Can you go through the methodology for the study?
Dr. Kelly Musick: We used data from a large, nationally representative survey that includes rich characteristics of adolescents and their families and follows them over time. This allows us to account for factors that are correlated with the resources and relationships that tend to go hand and hand with both regular family meals and teen well-being. That is, it helps us sort out the extent to which family meals matter for teens above and beyond their correlation with other things like parental income and involvement.
Were the findings particularly surprising?
Musick: We thought that the family meals link to adolescent well-being might disappear once we did a careful accounting of the ways in which families who regularly eat together are different from those who don't. Although the associations we estimated were weaker than what many others have found, some of the associations nonetheless held up to controls for family resources and relationships. This was a bit surprising -- and suggests that there might be something to routines and rituals around food that nurture teen well-being in a way that isn't easily replicated.
Were you brought up in a family that had regular family dinners? If so, do you think it had an effect?
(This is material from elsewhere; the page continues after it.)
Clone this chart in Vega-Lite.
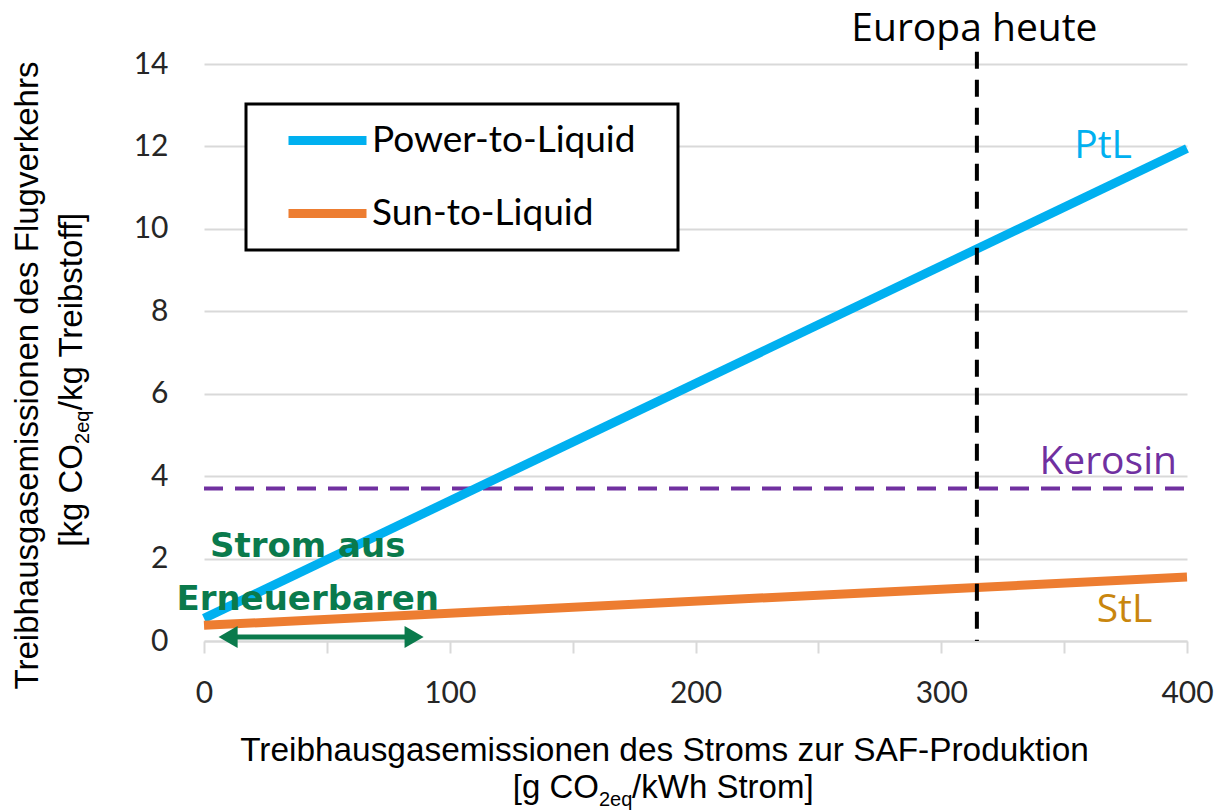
{
  "$schema": "https://vega.github.io/schema/vega-lite/v6.json",
  "width": 983,
  "height": 577,
  "autosize": "none",
  "padding": {"left": 204, "top": 64, "right": 33, "bottom": 169},
  "background": "white",
  "config": {"view": {"stroke": null}, "legend": {"strokeWidth": 3}},
  "layer": [
    {
      "data": {"values": [{"x": 0, "x2": 400, "y": 3.7}]},
      "mark": {"type": "rule", "color": "#7030A0", "strokeWidth": 4, "strokeDash": [19, 12]},
      "encoding": {
        "x": {
          "field": "x", "type": "quantitative",
          "scale": {"domain": [0, 400], "nice": false, "zero": false},
          "axis": {
            "title": "Treibhausgasemissionen des Stroms zur SAF-Produktion",
            "values": [0, 50, 100, 150, 200, 250, 300, 350, 400],
            "labelExpr": "datum.value % 100 === 0 ? datum.label : ''",
            "grid": false,
            "domainColor": "#d9d9d9", "domainWidth": 2,
            "tickColor": "#d9d9d9", "tickWidth": 2, "tickSize": 12,
            "labelFont": "Lato", "labelFontSize": 30, "labelColor": "#262626",
            "labelPadding": 25, "labelFlush": false, "labelOverlap": false,
            "titleFont": "Liberation Sans", "titleFontSize": 33.4, "titleFontWeight": "normal",
            "titleColor": "black", "titleX": 460, "titleY": 119,
            "titleBaseline": "alphabetic", "titleAlign": "center"
          }
        },
        "x2": {"field": "x2"},
        "y": {
          "field": "y", "type": "quantitative",
          "scale": {"domain": [0, 14], "nice": false, "zero": false},
          "axis": {
            "title": "Treibhausgasemissionen des Flugverkehrs",
            "values": [0, 2, 4, 6, 8, 10, 12, 14],
            "format": "d",
            "grid": true, "gridColor": "#d9d9d9", "gridWidth": 2,
            "domain": false, "ticks": false, "tickSize": 0,
            "labelFont": "Lato", "labelFontSize": 30, "labelColor": "#262626",
            "labelPadding": 36,
            "titleFont": "Liberation Sans", "titleFontSize": 33, "titleFontWeight": "normal",
            "titleColor": "black", "titleX": -167, "titleY": 311, "titleAngle": 270,
            "titleBaseline": "alphabetic", "titleAlign": "center"
          }
        }
      }
    },
    {
      "data": {"values": [
        {"series": "Power-to-Liquid", "x": 0, "y": 0.55},
        {"series": "Power-to-Liquid", "x": 400, "y": 11.95},
        {"series": "Sun-to-Liquid", "x": 0, "y": 0.38},
        {"series": "Sun-to-Liquid", "x": 400, "y": 1.55}
      ]},
      "mark": {"type": "line", "strokeWidth": 9, "strokeCap": "butt"},
      "encoding": {
        "x": {"field": "x", "type": "quantitative"},
        "y": {"field": "y", "type": "quantitative"},
        "color": {
          "field": "series", "type": "nominal",
          "scale": {"domain": ["Power-to-Liquid", "Sun-to-Liquid"], "range": ["#00B0F0", "#ED7D31"]},
          "legend": {
            "title": "\u00a0", "titleOrient": "right", "titlePadding": 25, "titleFontSize": 2,
            "orient": "none", "legendX": 42, "legendY": 40,
            "symbolType": "M-1,0H5", "symbolSize": 676, "symbolStrokeWidth": 9,
            "symbolOffset": 19, "labelOffset": 52,
            "labelFont": "Lato", "labelFontSize": 37, "labelColor": "black", "labelLimit": 500,
            "strokeColor": "black", "fillColor": "white", "padding": 18, "rowPadding": 35
          }
        }
      }
    },
    {
      "data": {"values": [{"x": 9.8, "x2": 85.5, "y": 0.1}]},
      "mark": {"type": "rule", "color": "#0a7a4c", "strokeWidth": 5},
      "encoding": {
        "x": {"field": "x", "type": "quantitative"},
        "x2": {"field": "x2"},
        "y": {"field": "y", "type": "quantitative"}
      }
    },
    {
      "data": {"values": [{"x": 9.8, "y": 0.1, "dir": "left"}, {"x": 85.5, "y": 0.1, "dir": "right"}]},
      "mark": {"type": "point", "filled": true, "color": "#0a7a4c", "size": 484, "opacity": 1},
      "encoding": {
        "x": {"field": "x", "type": "quantitative"},
        "y": {"field": "y", "type": "quantitative"},
        "shape": {"field": "dir", "type": "nominal", "scale": {"domain": ["left", "right"], "range": ["triangle-left", "triangle-right"]}, "legend": null}
      }
    },
    {
      "data": {"values": [{"x": 42.2, "y": 2.04, "label": "Strom aus"}, {"x": 42.2, "y": 0.75, "label": "Erneuerbaren"}]},
      "mark": {"type": "text", "font": "DejaVu Sans", "fontWeight": "bold", "fontSize": 34, "color": "#0a7a4c", "align": "center", "baseline": "alphabetic"},
      "encoding": {
        "x": {"field": "x", "type": "quantitative"},
        "y": {"field": "y", "type": "quantitative"},
        "text": {"field": "label"}
      }
    },
    {
      "data": {"values": [{"x": 377.6, "y": 11.73, "label": "PtL"}]},
      "mark": {"type": "text", "font": "Open Sans", "fontSize": 39, "color": "#00B0F0", "align": "right", "baseline": "alphabetic"},
      "encoding": {
        "x": {"field": "x", "type": "quantitative"},
        "y": {"field": "y", "type": "quantitative"},
        "text": {"field": "label"}
      }
    },
    {
      "data": {"values": [{"x": 395.9, "y": 4.05, "label": "Kerosin"}]},
      "mark": {"type": "text", "font": "Open Sans", "fontSize": 39, "color": "#7030A0", "align": "right", "baseline": "alphabetic"},
      "encoding": {
        "x": {"field": "x", "type": "quantitative"},
        "y": {"field": "y", "type": "quantitative"},
        "text": {"field": "label"}
      }
    },
    {
      "data": {"values": [{"x": 385.9, "y": 0.47, "label": "StL"}]},
      "mark": {"type": "text", "font": "Open Sans", "fontSize": 39, "color": "#C9860E", "align": "right", "baseline": "alphabetic"},
      "encoding": {
        "x": {"field": "x", "type": "quantitative"},
        "y": {"field": "y", "type": "quantitative"},
        "text": {"field": "label"}
      }
    },
    {
      "data": {"values": [{"x": 313.5, "y": 14.56, "label": "Europa heute"}]},
      "mark": {"type": "text", "font": "Open Sans", "fontSize": 39, "color": "black", "align": "center", "baseline": "alphabetic"},
      "encoding": {
        "x": {"field": "x", "type": "quantitative"},
        "y": {"field": "y", "type": "quantitative"},
        "text": {"field": "label"}
      }
    },
    {
      "data": {"values": [{"x": 314.5, "y": 14.3, "y2": 0}]},
      "mark": {"type": "rule", "color": "black", "strokeWidth": 4, "strokeDash": [17, 11]},
      "encoding": {
        "x": {"field": "x", "type": "quantitative"},
        "y": {"field": "y", "type": "quantitative"},
        "y2": {"field": "y2"}
      }
    },
    {
      "data": {"values": [{"x": 160.7, "y": -3.81, "label": "[g CO"}]},
      "mark": {"type": "text", "font": "Liberation Sans", "fontSize": 33, "color": "black", "align": "right", "baseline": "alphabetic"},
      "encoding": {
        "x": {"field": "x", "type": "quantitative"},
        "y": {"field": "y", "type": "quantitative"},
        "text": {"field": "label"}
      }
    },
    {
      "data": {"values": [{"x": 160.7, "y": -3.81, "label": "2eq"}]},
      "mark": {"type": "text", "font": "Liberation Sans", "fontSize": 20, "color": "black", "align": "left", "baseline": "alphabetic", "dy": 8},
      "encoding": {
        "x": {"field": "x", "type": "quantitative"},
        "y": {"field": "y", "type": "quantitative"},
        "text": {"field": "label"}
      }
    },
    {
      "data": {"values": [{"x": 174.2, "y": -3.81, "label": "/kWh Strom]"}]},
      "mark": {"type": "text", "font": "Liberation Sans", "fontSize": 33, "color": "black", "align": "left", "baseline": "alphabetic"},
      "encoding": {
        "x": {"field": "x", "type": "quantitative"},
        "y": {"field": "y", "type": "quantitative"},
        "text": {"field": "label"}
      }
    },
    {
      "data": {"values": [{"x": -49.64, "y": 4.78, "label": "[kg CO"}]},
      "mark": {"type": "text", "font": "Liberation Sans", "fontSize": 33, "color": "black", "align": "right", "baseline": "alphabetic", "angle": 270},
      "encoding": {
        "x": {"field": "x", "type": "quantitative"},
        "y": {"field": "y", "type": "quantitative"},
        "text": {"field": "label"}
      }
    },
    {
      "data": {"values": [{"x": -49.64, "y": 4.78, "label": "2eq"}]},
      "mark": {"type": "text", "font": "Liberation Sans", "fontSize": 20, "color": "black", "align": "left", "baseline": "alphabetic", "angle": 270, "dy": 7},
      "encoding": {
        "x": {"field": "x", "type": "quantitative"},
        "y": {"field": "y", "type": "quantitative"},
        "text": {"field": "label"}
      }
    },
    {
      "data": {"values": [{"x": -49.64, "y": 5.6, "label": "/kg Treibstoff]"}]},
      "mark": {"type": "text", "font": "Liberation Sans", "fontSize": 33, "color": "black", "align": "left", "baseline": "alphabetic", "angle": 270},
      "encoding": {
        "x": {"field": "x", "type": "quantitative"},
        "y": {"field": "y", "type": "quantitative"},
        "text": {"field": "label"}
      }
    }
  ]
}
Musick: No -- and probably not in the long run! Some of our associations held up to controls for the various ways that families who regularly eat together are different from those who don't, but others didn't. And we found little evidence of links that persisted into young adulthood. Parents do a lot for their kids, and there are various ways to show support and foster closeness. On average, looking over many families, adolescents do a bit better when they often share meals with their parents. But hidden in the averages is lots of variation. Some families, maybe because of work or other mealtime conflicts, might connect better over breakfast or a nightly walk with the dog.